My friend, Sumayya*, 19, battles with masturbation as an addiction. She has struggled with it since she was six. Masturbation breaks one’s fast, and to break one’s fast in Ramadan without a serious health challenge is regarded as a grave sin. What she feels is shame. “Because I can control my food consumption, media intake, mouth, but not that.”
She tries to stay away from potential triggers. “Including lessening time spent on social media,” she says. She cannot remember the longest stretch of time she’s gone without it during Ramadan, but she would guess it to be two weeks.
Sani*, 21, struggles with drug addiction. The first time I told him the story about my neighbor, he did not find it amusing, but he seemed pleased by my not being judgmental. He went quiet for a long time. I did not know at the time that he battled with smoking. Years later when we finally got round to discussing it, he told me that the story about my neighbor sounded very much like his. Most days for him, he broke his fast with weed, and started it with weed. “Staying away from it during the daytime was excruciatingly painful,” he tells me. The fact that he had to even struggle was another source of shame, he said. Especially because he could not talk about it with people, because most people — scholars alike —use a tone of mockery when addressing the issue. Tiktok videos make satire out of it, as well.
I have come to realize with time that the point of Ramadan is the struggle. We are told to abstain from food and water from the start of dawn to sunset; to keep away from all forms of activities capable of giving sexual pleasure; to stay away from sin, as much as possible, even though sin doesn’t vitiate the fast — it just wears down the worth and value of your fast. All of these require some sort of struggle— against hunger, against arousal, against self indiscipline.

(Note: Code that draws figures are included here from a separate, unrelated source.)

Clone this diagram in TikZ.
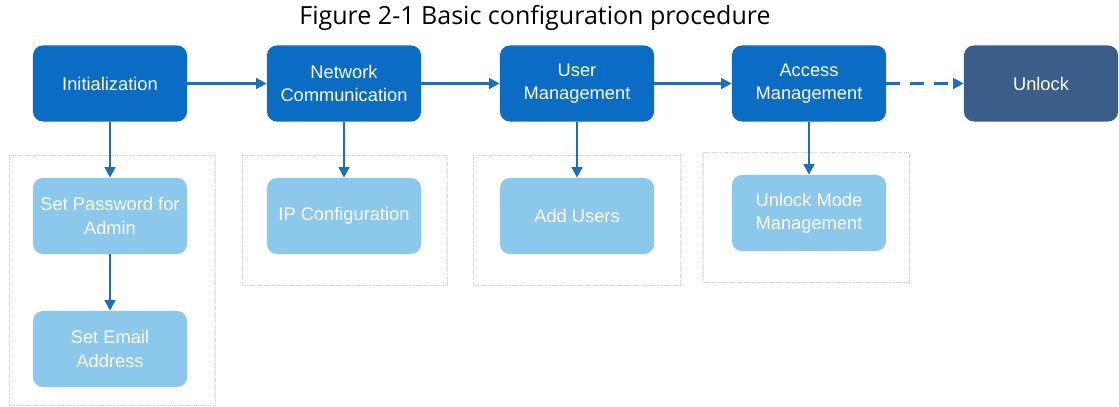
\documentclass[tikz,border=0pt]{standalone}
\usepackage{fontspec}
\setmainfont{Liberation Sans}
\newfontfamily\titlefont{Open Sans}
\usepackage{tikz}
\usetikzlibrary{arrows.meta, positioning}
\definecolor{StepBlue}{HTML}{0A6CC2}
\definecolor{SubBlue}{HTML}{8CC7EC}
\definecolor{UnlockNavy}{HTML}{3A5E89}
\definecolor{LinkBlue}{HTML}{1B6FBE}
\definecolor{FrameGray}{HTML}{D0D0D0}
\tikzset{
  % Box styles
  stepbox/.style={rectangle, rounded corners=7pt, fill=StepBlue, text=white, minimum width=3.85cm, minimum height=1.9cm, font=\fontsize{13}{16.5}\selectfont, align=center, inner sep=2pt},
  subbox/.style={stepbox, fill=SubBlue},
  endbox/.style={stepbox, fill=UnlockNavy},
  groupframe/.style={draw=FrameGray, densely dotted, line width=0.5pt},
  % Arrow styles
  link/.style={-{Triangle[length=7.5pt, width=7.5pt]}, line width=1.8pt, LinkBlue},
  dashedlink/.style={link, dash pattern=on 10pt off 7pt}
}
\begin{document}
\begin{tikzpicture}[x=0.025cm, y=-0.025cm]
  \useasboundingbox (0,0) rectangle (1119,407);

  % Title
  \node[font=\titlefont\fontsize{17.8}{20}\selectfont] (title) at (535,18) {Figure 2-1 Basic configuration procedure};

  % Dotted groups
  \draw[groupframe] (9,155) rectangle (215,405);
  \draw[groupframe] (242,155) rectangle (447,285);
  \draw[groupframe] (473,155) rectangle (680,285);
  \draw[groupframe] (703,152) rectangle (909,282);

  % Main steps
  \node[stepbox] (init) at (110,83.5) {Initialization};
  \node[stepbox] (net) at (344,83.5) {Network\\Communication};
  \node[stepbox] (user) at (577,83.5) {User\\Management};
  \node[stepbox] (access) at (809,83.5) {Access\\Management};
  \node[endbox] (unlock) at (1041,83.5) {Unlock};

  % Sub steps
  \node[subbox] (pwd) at (110,216) {Set Password for\\Admin};
  \node[subbox] (email) at (110,349) {Set Email\\Address};
  \node[subbox] (ip) at (344,216) {IP Configuration};
  \node[subbox] (adduser) at (577,216) {Add Users};
  \node[subbox] (mode) at (809,213) {Unlock Mode\\Management};

  % Connections
  \draw[link] (init) -- (net);
  \draw[link] (net) -- (user);
  \draw[link] (user) -- (access);
  \draw[dashedlink] (access) -- (unlock);
  \draw[link] (init) -- (pwd);
  \draw[link] (pwd) -- (email);
  \draw[link] (net) -- (ip);
  \draw[link] (user) -- (adduser);
  \draw[link] (access) -- (mode);
\end{tikzpicture}
\end{document}
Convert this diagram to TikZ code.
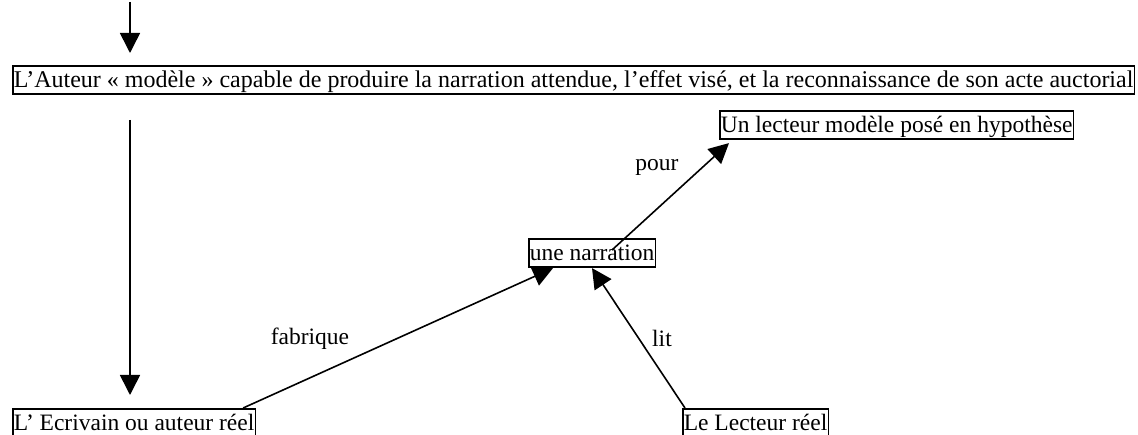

For me, the struggle lay in not harming myself. For Sumayya, the struggle lay in not touching herself. For Sani, it lay in not smoking.
When school closed that year and I traveled back home to my family, I decided I would use the remaining days of Ramadan to get myself to stop cutting, by going for Iʿtikāf.
Iʿtikāf meant total seclusion in the mosque for a certain number of days, to escape the chaotic business of life, to worship God without distractions and build one’s spirituality. Most people don’t bring their mobile phones: just a bunch of clothes, toiletries, your Tasbeeh, Qur’an, and other religious texts. It was the perfect place for me at that time in my life. I informed my family of my decision to move into the central mosque in town, to complete the last seven days of the Ramadan there—in other words, to observe Iʿtikāf. They thought it was a great idea. They would bring my Iftar to me every day, since I couldn’t cook or go out to buy food. And even though Iʿtikāf meant sleeping without proper bedding and eating stale leftover food from Iftar for Sahur, all of that seemed such a small sacrifice in exchange for being self-harm clean.
At home, I was surrounded by sharp objects and always in the kitchen. It was difficult to cook while surrounded by knives, graters and other sharp-edged utensils without drawing them against my skin. I needed to be away from home: to worship God unbridled, to pray for some things I wanted so desperately, to get myself to stop harming myself. There are no razor blades nor knives, or even any sharp objects in the mosque. And no matter how desperate I got, I would not be able to leave the mosque to buy a blade, until the day Ramadan ended.
My plan worked. And because I discovered a deeper, and more personal meaning of spirituality during Iʿtikāf, it was easy to immerse myself in it without thinking of self-destructive things. After that Ramadan, I did not cut myself for a whole year. It’s my longest stretch yet, and I remain very proud of it.
*Names changed to protect the identity of the people.